Ongoing directions include the development of adaptive spectral regularization, scalable improper filters for large-scale and heterogeneous data, rigorous characterization of when spectral filtering achieves minimax optimality, and principled combinations with generative model–based or hybrid approaches for sequential and graph-structured data.

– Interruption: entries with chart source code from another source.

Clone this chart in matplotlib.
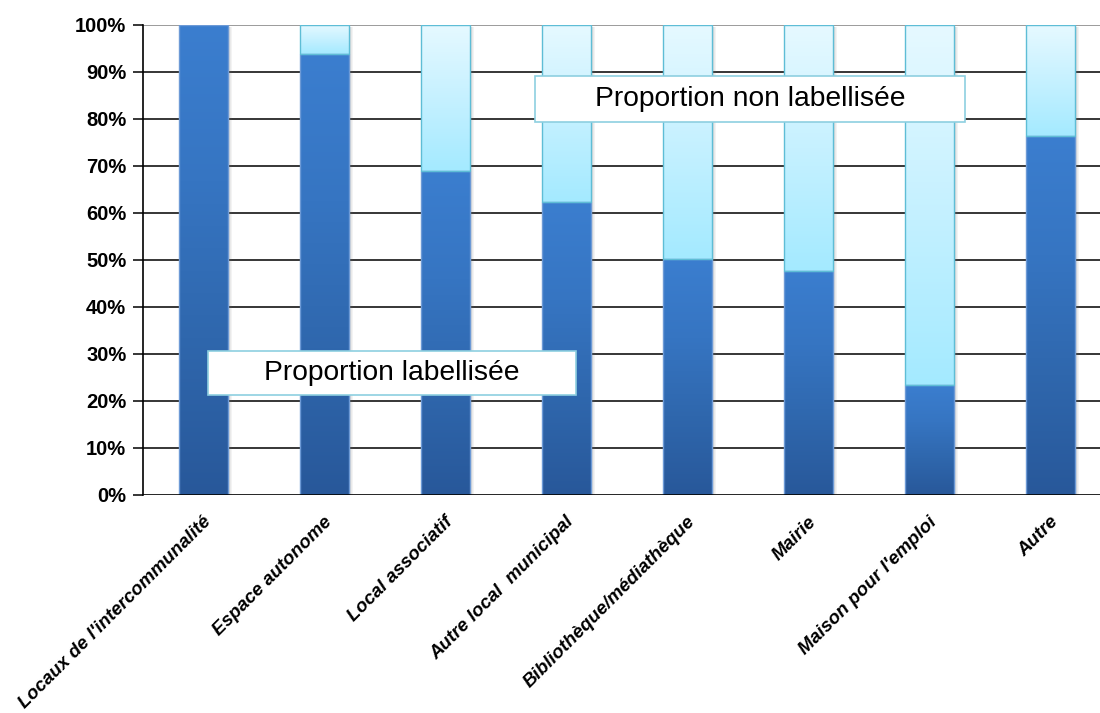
import numpy as np
import matplotlib
matplotlib.use("Agg")
import matplotlib.pyplot as plt
from matplotlib.colors import LinearSegmentedColormap
from matplotlib.patches import Rectangle
from matplotlib.transforms import ScaledTranslation

plt.rcParams['font.family'] = ['Liberation Sans', 'DejaVu Sans']

categories = [
    "Locaux de l'intercommunalité",
    "Espace autonome",
    "Local associatif",
    "Autre local  municipal",
    "Bibliothèque/médiathèque",
    "Mairie",
    "Maison pour l'emploi",
    "Autre",
]
labellisee = [100.0, 93.8, 68.9, 62.3, 50.2, 47.7, 23.4, 76.4]
non_labellisee = [100 - v for v in labellisee]
ytick_labels = ["0%", "10%", "20%", "30%", "40%", "50%", "60%", "70%", "80%", "90%", "100%"]

blue_cmap = LinearSegmentedColormap.from_list("blue", ["#28589a", "#2f67ad", "#3675c2", "#3b7ecf"])
light_cmap = LinearSegmentedColormap.from_list("light", ["#a4eaff", "#c6f1ff", "#e6f9ff"])

fig = plt.figure(figsize=(11, 7.13), dpi=100)
ax = fig.add_axes([143 / 1100, 1 - 495 / 713, 968 / 1100, 470 / 713])
ax.set_xlim(-0.5, 7.5)
ax.set_ylim(0, 100)

width = 0.4
grad = np.linspace(0, 1, 256).reshape(-1, 1)


def gradient_bar(x, bottom, height, cmap, edge):
    if height <= 0:
        return
    x0, x1 = x - width / 2, x + width / 2
    # soft shadow on the right side
    for k, a in enumerate([0.35, 0.25, 0.15, 0.08]):
        ax.add_patch(Rectangle((x1 + k * 0.009, bottom - 0.4), 0.009, height,
                               facecolor="#707070", edgecolor="none", alpha=a, zorder=2))
    ax.imshow(grad, cmap=cmap, origin="lower", aspect="auto",
              extent=(x0, x1, bottom, bottom + height), zorder=3, interpolation="bilinear")
    ax.add_patch(Rectangle((x0, bottom), width, height, facecolor="none",
                           edgecolor=edge, linewidth=1.0, zorder=4))


for i, (lab, non) in enumerate(zip(labellisee, non_labellisee)):
    gradient_bar(i, 0, lab, blue_cmap, "#6d9ad6")
    gradient_bar(i, lab, non, light_cmap, "#5ebdd6")

ax.set_xlim(-0.5, 7.5)
ax.set_ylim(0, 100)

for y in range(10, 100, 10):
    ax.axhline(y, color="black", linewidth=1.1, zorder=1)
ax.axhline(100, color="#8a8a8a", linewidth=1.2, zorder=1)
ax.axhline(0, color="black", linewidth=1.2, zorder=5)

for s in ["top", "right", "bottom"]:
    ax.spines[s].set_visible(False)
ax.spines["left"].set_color("black")
ax.spines["left"].set_linewidth(1.2)

ax.set_yticks(range(0, 101, 10))
ax.set_yticklabels(ytick_labels, fontsize=14.5, fontweight="bold")
ax.tick_params(axis="y", length=7, width=1.1, pad=5)

ax.set_xticks(range(len(categories)))
ax.set_xticklabels(categories, rotation=45, ha="right", va="top", rotation_mode="anchor",
                   fontsize=13.5, fontweight="bold", fontstyle="italic")
ax.tick_params(axis="x", length=0, pad=3)
shift = ScaledTranslation(-0.01, -0.14, fig.dpi_scale_trans)
for lbl in ax.get_xticklabels():
    lbl.set_transform(lbl.get_transform() + shift)

# annotation boxes
for (x0, y0, x1, y1, txt) in [(208, 351, 576, 395, "Proportion labellisée"),
                              (535, 76, 965, 122, "Proportion non labellisée")]:
    fig.patches.append(Rectangle((x0 / 1100, 1 - y1 / 713), (x1 - x0) / 1100, (y1 - y0) / 713,
                                 transform=fig.transFigure, facecolor="white",
                                 edgecolor="#8ecfe0", linewidth=1.2, zorder=10))
    fig.text((x0 + x1) / 2 / 1100, 1 - (y0 + y1) / 2 / 713, txt, ha="center", va="center",
             fontsize=20.3, color="black", zorder=11)

fig.savefig("out.png", dpi=100, facecolor="white")
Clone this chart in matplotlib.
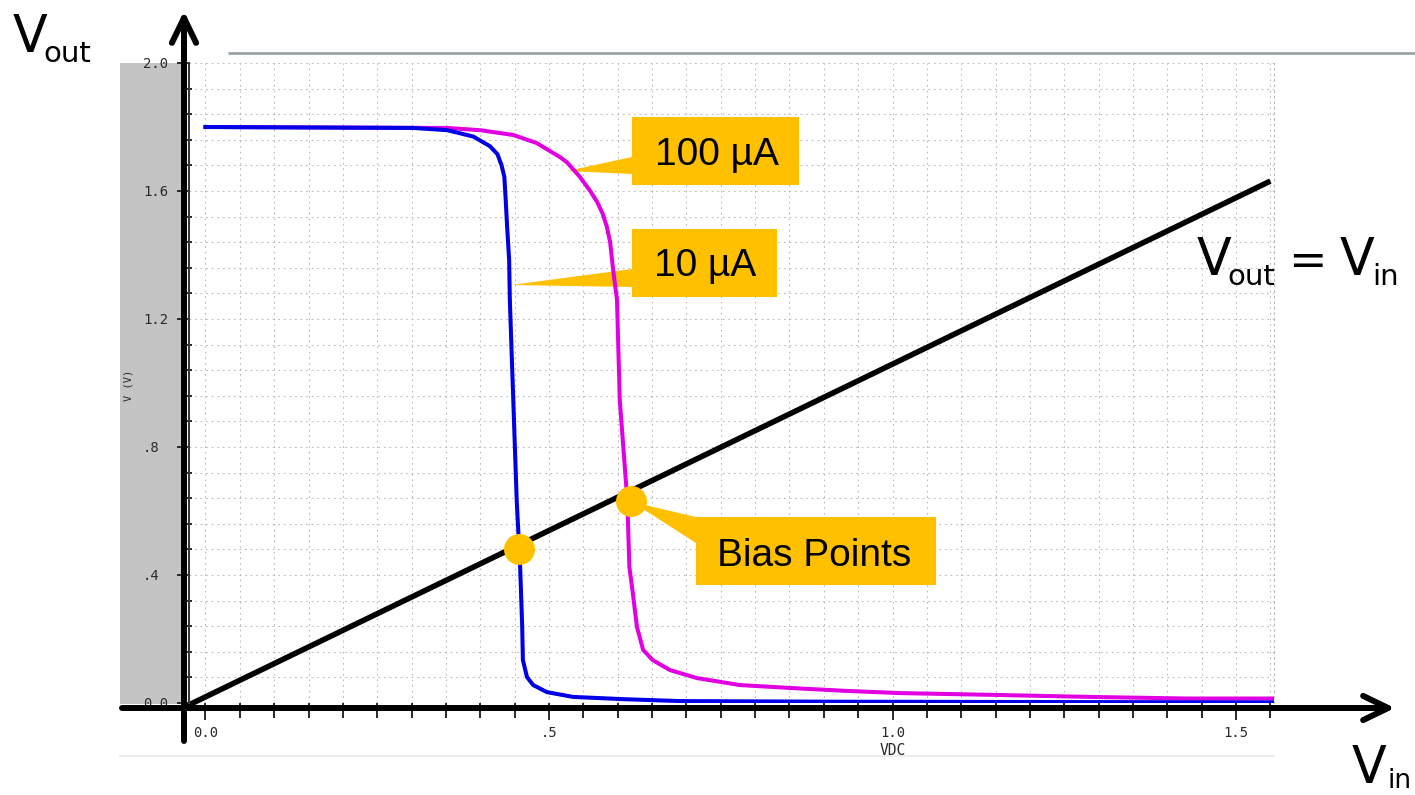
import matplotlib
matplotlib.use("Agg")
import matplotlib.pyplot as plt
from matplotlib import transforms as mtransforms
from matplotlib.patches import Rectangle, Polygon, FancyArrowPatch
from matplotlib.ticker import MultipleLocator

# ---------------- data (volts) ----------------
vin_10uA = [0.0, 0.302, 0.352, 0.390, 0.414, 0.425, 0.431, 0.435, 0.437, 0.439,
            0.442, 0.443, 0.448, 0.453, 0.458, 0.461, 0.462, 0.468, 0.477, 0.497,
            0.535, 0.608, 0.691, 0.928, 1.555]
vout_10uA = [1.80, 1.797, 1.79, 1.77, 1.74, 1.715, 1.68, 1.644, 1.572, 1.49,
             1.384, 1.26, 0.947, 0.634, 0.425, 0.238, 0.134, 0.081, 0.056, 0.034,
             0.019, 0.012, 0.006, 0.004, 0.002]

vin_100uA = [0.0, 0.352, 0.400, 0.448, 0.482, 0.516, 0.526, 0.545, 0.560, 0.570,
             0.578, 0.584, 0.589, 0.593, 0.599, 0.603, 0.614, 0.617, 0.622, 0.628,
             0.637, 0.651, 0.676, 0.715, 0.778, 0.851, 0.931, 1.011, 1.156, 1.287,
             1.429, 1.555]
vout_100uA = [1.80, 1.797, 1.79, 1.775, 1.75, 1.706, 1.69, 1.644, 1.60, 1.566,
              1.53, 1.49, 1.44, 1.36, 1.26, 0.947, 0.634, 0.425, 0.344, 0.238,
              0.166, 0.134, 0.103, 0.078, 0.056, 0.047, 0.038, 0.031, 0.025, 0.019,
              0.014, 0.014]

diag_vin = [-0.027, 1.550]
diag_vout = [-0.009, 1.631]

bias_vin = [0.456, 0.619]
bias_vout = [0.481, 0.631]

xtick_vals = [0.0, 0.5, 1.0, 1.5]
xtick_labels = ["0.0", ".5", "1.0", "1.5"]
ytick_vals = [0.0, 0.4, 0.8, 1.2, 1.6, 2.0]
ytick_labels = ["0.0", ".4", ".8", "1.2", "1.6", "2.0"]

callout_labels = ["100 µA", "10 µA", "Bias Points"]

# ---------------- figure ----------------
W, H = 1415, 795
plt.rcParams["font.family"] = ["DejaVu Sans Mono"]
fig = plt.figure(figsize=(W / 100, H / 100), dpi=100)
fig.patch.set_facecolor("white")

ax = fig.add_axes([189 / W, (H - 703) / H, (1273.8 - 189) / W, 640 / H])
ax.set_facecolor("none")
ax.set_xlim(-0.024, 1.555)
ax.set_ylim(0, 2.0)
ax.set_axisbelow(True)

# pixel (from top-left) transform for slide decorations
T = mtransforms.Affine2D().scale(1 / W, -1 / H).translate(0, 1) + fig.transFigure

# ticks
ax.set_xticks(xtick_vals)
ax.set_xticklabels(xtick_labels)
ax.xaxis.set_minor_locator(MultipleLocator(0.05))
ax.set_yticks(ytick_vals)
ax.set_yticklabels(ytick_labels)
ax.yaxis.set_minor_locator(MultipleLocator(0.08))

tc = "#2a2a2a"
ax.tick_params(axis="x", which="major", length=12.2, width=1.4, color=tc,
               labelsize=10, labelcolor=tc, pad=4.5)
ax.tick_params(axis="x", which="minor", length=10.8, width=1.4, color=tc)
ax.tick_params(axis="y", which="major", length=8.6, width=1.4, color=tc,
               labelsize=10, labelcolor=tc, pad=24.5)
ax.tick_params(axis="y", which="minor", direction="inout", length=4.5,
               width=1.4, color=tc)
for lbl in ax.get_yticklabels():
    lbl.set_horizontalalignment("left")

ax.grid(which="both", color="#BBBBBB", linestyle=(0, (1.5, 3.5)), linewidth=0.8)

ax.spines["top"].set_visible(False)
ax.spines["bottom"].set_visible(False)
ax.spines["right"].set_linestyle((0, (1.5, 3.5)))
ax.spines["right"].set_color("#BBBBBB")
ax.spines["right"].set_linewidth(0.8)
ax.spines["left"].set_color("#3a3a3a")
ax.spines["left"].set_linewidth(1.5)

ax.set_xlabel("VDC", fontsize=10.5, color=tc)
ax.xaxis.set_label_coords(0.649, -0.0625)
ax.set_ylabel("V (V)", fontsize=7.5, color=tc)
ax.yaxis.set_label_coords(-0.051, 0.497)

# ---------------- slide background pieces ----------------
ax.add_patch(Rectangle((120, 63), 64, 641, transform=T, facecolor="#C4C4C4",
                       edgecolor="none", zorder=0.1, clip_on=False))
ax.plot([228, 1415], [53, 53], transform=T, color="#9CA3A8", lw=2.0,
        solid_capstyle="butt", clip_on=False, zorder=0.2)
ax.plot([120, 1274], [756, 756], transform=T, color="#EDEDED", lw=1.5,
        clip_on=False, zorder=0.2)

# ---------------- callouts ----------------
gold = "#FFC000"
boxes = [(632, 117, 167, 68), (632, 229, 145, 68), (696, 517, 240, 68)]
pointers = [[(567, 171), (632, 157), (632, 174)],
            [(511, 285), (632, 269), (632, 287)],
            [(632, 502), (696, 517), (696, 543)]]
text_pos = [(716.5, 165), (705, 276.5), (814.5, 566)]
for (bx, by, bw, bh), tri, (tx, ty), lab in zip(boxes, pointers, text_pos, callout_labels):
    ax.add_patch(Rectangle((bx, by), bw, bh, transform=T, facecolor=gold,
                           edgecolor="none", zorder=1, clip_on=False))
    ax.add_patch(Polygon(tri, closed=True, transform=T, facecolor=gold,
                         edgecolor="none", zorder=1, clip_on=False))
    ax.text(tx, ty, lab, transform=T, ha="center", va="baseline",
            fontsize=28, family=["Liberation Sans", "DejaVu Sans"],
            color="black", zorder=4)

# ---------------- curves ----------------
ax.plot(vin_100uA, vout_100uA, color="#E100E1", lw=2.9, zorder=2)
ax.plot(vin_10uA, vout_10uA, color="#0000E6", lw=2.9, zorder=2.1)
ax.plot(diag_vin, diag_vout, color="black", lw=4.0, solid_capstyle="butt",
        zorder=2.5, clip_on=False)
ax.plot(bias_vin, bias_vout, linestyle="none", marker="o", markersize=22.3,
        markerfacecolor=gold, markeredgewidth=0, zorder=3, clip_on=False)

# ---------------- axis arrows ----------------
for pa, pb in [((184, 741), (184, 11)), ((122, 708), (1395, 708))]:
    arr = FancyArrowPatch(pa, pb, transform=T,
                          arrowstyle="->,head_length=18,head_width=8.7",
                          mutation_scale=1, lw=4.3, color="black",
                          shrinkA=0, shrinkB=0, joinstyle="round",
                          capstyle="round", zorder=5, clip_on=False)
    ax.add_patch(arr)

# ---------------- big labels ----------------
big = dict(transform=T, family=["DejaVu Sans"], color="black", va="baseline",
           ha="left", zorder=6)
ax.text(13, 52, "V", fontsize=36.5, **big)
ax.text(43, 62, "out", fontsize=21, **big)

ax.text(1197, 275, "V", fontsize=36.5, **big)
ax.text(1227, 285, "out", fontsize=21, **big)
ax.text(1288, 275, "=", fontsize=33, **big)
ax.text(1340, 275, "V", fontsize=36.5, **big)
ax.text(1372, 285, "in", fontsize=21, **big)

ax.text(1352, 783, "V", fontsize=36.5, **big)
ax.text(1387, 788, "in", fontsize=19, **big)

fig.savefig("out.png", dpi=100, facecolor="white")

7. Summary Table: Representative Improper Spectral Filtering Approaches

Application Area	Improper Spectral Filtering Mechanism	Main Guarantee/Consequence	Reference
Kernel mean estimation	Eigen-basis shrinkage, adaptive filter g(λ)	Consistency; risk minimization over enlarged estimator class	(Muandet et al., 2014)
Dynamical system prediction	Hankel eigenvector convolution, spectral observer	$O(\sqrt{T})$ regret; no system identification required	(Hazan et al., 2017, Hazan et al., 2018, Dogariu et al., 16 Aug 2025)
Graph neural networks	Node/edge-specific filter parameterization	Local pattern adaptivity; state-of-the-art performance	(Zheng et al., 2022, Guo et al., 2023)
Data-scarce combinatorial learning	$\ell_1$ regularization of Boolean/Fourier spectrum	Minimax rates under RSI/QG; sparse functional recovery	(Aghazadeh et al., 2022)
Few-shot category learning	Covariance spectral shrinkage in embeddings	Prototype–Exemplar interpolation; class-level adaptivity	(Zhang et al., 2023)
Differential privacy	Spectral perturbation and post-filtering of gradients	Certified $(\epsilon, \delta)$ –DP at better utility	(Feng et al., 2023)
Collaborative filtering, recommendation	Frequency-aware dual spectral filters, sequential graph diffusion	Robustness to over-smoothing; personalized mid-frequency decoding	(Rabiah et al., 15 May 2025, Zheng et al., 2018)

In summary, improper learning via spectral filtering is a mathematically rich and computationally versatile paradigm, encompassing a range of techniques that extract, regularize, or adapt model structure through spectral transformations—even when this results in learning solutions outside the original hypothesis class. Ongoing advances continue to clarify its scope and limitations, with broad applications across kernel machines, dynamical systems, graph learning, combinatorial inference, and privacy-preserving deep learning.